News, Opinion

More face-time with profs not so bad

McGill Tribune

At council this week, VP (University Affairs) Josh Abaki discussed his goal of limiting “contact hours”—lectures, conferences, and other face time between professors and students. He hopes to reduce contact hours from the current 39 hours per course per semester to 36, an amount more standard across Canadian universities. As a result, McGill students who currently find themselves going back to school earlier and ending just as late as most of their peers from other schools would now enjoy either a fall reading break or an extra week of Winter vacation. It certainly sounds enticing. Less work. More time to see family and friends. A week less of stress to restore our taxed-out brains to full health. Then again, it’s worth looking at the other side: class time as an opportunity.

The time students spend with professors is the only unique educational aspect of a university. Readings, problems, writing responses, and other forms of self-teaching are important parts of our learning, but they mainly have value relative to the professor’s handling of them. Otherwise, we could save our McGill tuition for a library card.
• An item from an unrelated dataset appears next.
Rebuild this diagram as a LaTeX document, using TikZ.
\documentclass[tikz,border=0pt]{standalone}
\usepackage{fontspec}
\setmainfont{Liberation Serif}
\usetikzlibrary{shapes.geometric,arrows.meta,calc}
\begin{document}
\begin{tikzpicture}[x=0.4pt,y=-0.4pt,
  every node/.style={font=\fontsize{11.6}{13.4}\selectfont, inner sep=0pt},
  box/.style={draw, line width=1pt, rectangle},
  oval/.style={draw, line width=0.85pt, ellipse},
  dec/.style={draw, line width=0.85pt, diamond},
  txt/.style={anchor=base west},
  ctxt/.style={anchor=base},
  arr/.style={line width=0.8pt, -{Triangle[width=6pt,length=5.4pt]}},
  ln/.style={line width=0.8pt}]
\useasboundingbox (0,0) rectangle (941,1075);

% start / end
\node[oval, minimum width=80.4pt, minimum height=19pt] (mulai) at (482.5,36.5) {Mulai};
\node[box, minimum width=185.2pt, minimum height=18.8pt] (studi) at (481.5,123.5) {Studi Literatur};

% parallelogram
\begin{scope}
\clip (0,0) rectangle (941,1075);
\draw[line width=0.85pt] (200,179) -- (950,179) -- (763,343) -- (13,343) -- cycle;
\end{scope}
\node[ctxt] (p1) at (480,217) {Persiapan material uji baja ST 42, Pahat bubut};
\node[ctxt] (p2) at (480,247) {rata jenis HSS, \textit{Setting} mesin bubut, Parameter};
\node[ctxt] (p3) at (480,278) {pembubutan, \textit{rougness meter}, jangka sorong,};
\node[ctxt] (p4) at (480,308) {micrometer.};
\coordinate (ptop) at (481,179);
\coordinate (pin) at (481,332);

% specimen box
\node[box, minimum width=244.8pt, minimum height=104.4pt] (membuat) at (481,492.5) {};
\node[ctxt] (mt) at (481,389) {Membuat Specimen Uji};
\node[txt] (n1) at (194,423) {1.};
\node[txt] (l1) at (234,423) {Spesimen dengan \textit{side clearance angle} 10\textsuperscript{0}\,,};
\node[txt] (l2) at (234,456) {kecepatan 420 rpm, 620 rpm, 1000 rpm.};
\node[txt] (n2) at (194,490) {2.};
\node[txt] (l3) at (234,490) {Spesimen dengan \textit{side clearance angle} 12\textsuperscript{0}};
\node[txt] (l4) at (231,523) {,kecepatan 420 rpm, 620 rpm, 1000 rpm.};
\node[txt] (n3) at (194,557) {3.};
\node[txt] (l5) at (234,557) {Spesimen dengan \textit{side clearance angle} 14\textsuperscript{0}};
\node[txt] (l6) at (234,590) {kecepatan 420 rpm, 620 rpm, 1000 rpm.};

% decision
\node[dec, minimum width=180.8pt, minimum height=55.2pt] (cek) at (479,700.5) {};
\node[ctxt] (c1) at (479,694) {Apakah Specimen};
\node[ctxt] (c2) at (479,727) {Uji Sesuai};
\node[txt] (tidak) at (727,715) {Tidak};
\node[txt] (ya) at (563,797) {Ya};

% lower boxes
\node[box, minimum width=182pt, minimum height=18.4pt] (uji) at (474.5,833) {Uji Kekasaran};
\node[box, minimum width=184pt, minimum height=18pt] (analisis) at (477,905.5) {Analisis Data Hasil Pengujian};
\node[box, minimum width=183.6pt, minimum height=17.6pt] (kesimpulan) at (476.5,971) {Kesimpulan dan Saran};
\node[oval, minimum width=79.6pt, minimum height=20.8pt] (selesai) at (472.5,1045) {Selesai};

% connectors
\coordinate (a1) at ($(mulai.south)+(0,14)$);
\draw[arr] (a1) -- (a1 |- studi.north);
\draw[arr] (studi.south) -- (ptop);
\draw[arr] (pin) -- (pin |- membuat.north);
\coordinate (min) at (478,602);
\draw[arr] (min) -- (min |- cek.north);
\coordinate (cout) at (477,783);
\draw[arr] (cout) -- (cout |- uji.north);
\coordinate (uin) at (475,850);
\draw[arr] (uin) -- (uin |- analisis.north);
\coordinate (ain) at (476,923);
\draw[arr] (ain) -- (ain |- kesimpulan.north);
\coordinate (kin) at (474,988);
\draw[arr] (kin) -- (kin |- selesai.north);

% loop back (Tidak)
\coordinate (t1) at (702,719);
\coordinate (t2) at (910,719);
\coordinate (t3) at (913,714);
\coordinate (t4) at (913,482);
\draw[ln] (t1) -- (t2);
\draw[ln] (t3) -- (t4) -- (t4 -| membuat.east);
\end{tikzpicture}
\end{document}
It’s in interacting with our professors that we get our money’s worth—getting first hand exposure to some of the brightest minds in their fields. Unless McGill intends to lower tuition for courses with reduced hours (which seems highly unlikely), demanding fewer contact hours is, in effect, seeking less bang for our buck.

Abaki’s council report attempts to address some objections to his plan, but the rebuttals fall a bit short. He claims that the extra three hours are unnecessary as “most profs” use it just to “pump students with more information.” Even if this is true, it doesn’t seem to us to be an efficient use of time. It’s difficult to fathom professors could use time more wisely than by imparting information. Learning, after all, is the purpose of attending university (though there are those who only want a degree). Abaki also argued that quality of learning wouldn’t suffer with reduced hours. He claims that, “If profs thought carefully about the skills they want to transfer to their students and the aims of their courses, they would realize that if they can’t achieve these within 36 hours, an extra 3 hours is not going to make a difference.” Students who have struggled to contain all their ideas in an essay with page limits may sympathize with professors who cannot fit as much as they would like into a class of any length. Three hours may not make or break a class, but less information certainly sounds like less learning.

As for quality, perhaps it’s not always related to quantity. But if professors devolve lecture material into more readings, student workload won’t decrease, and quality of education will. Moreover, some faculties require a certain amount of hours to be taught in order to maintain accreditation. Finally, many schools in the United States have 3-6 more contact hours than McGill students. If we’re trying to be the Harvard of Canada, then maybe we should also rate ourselves against U.S. institutions.

It’s true, more vacation time would be lovely. Yet contact hours may not be the only way to achieve it. There is the option of evening and weekend exams. McGill also ends earlier than many other schools. We sympathize with Abaki’s goals of reducing student stress. But if we hate going to class so much, why are we here?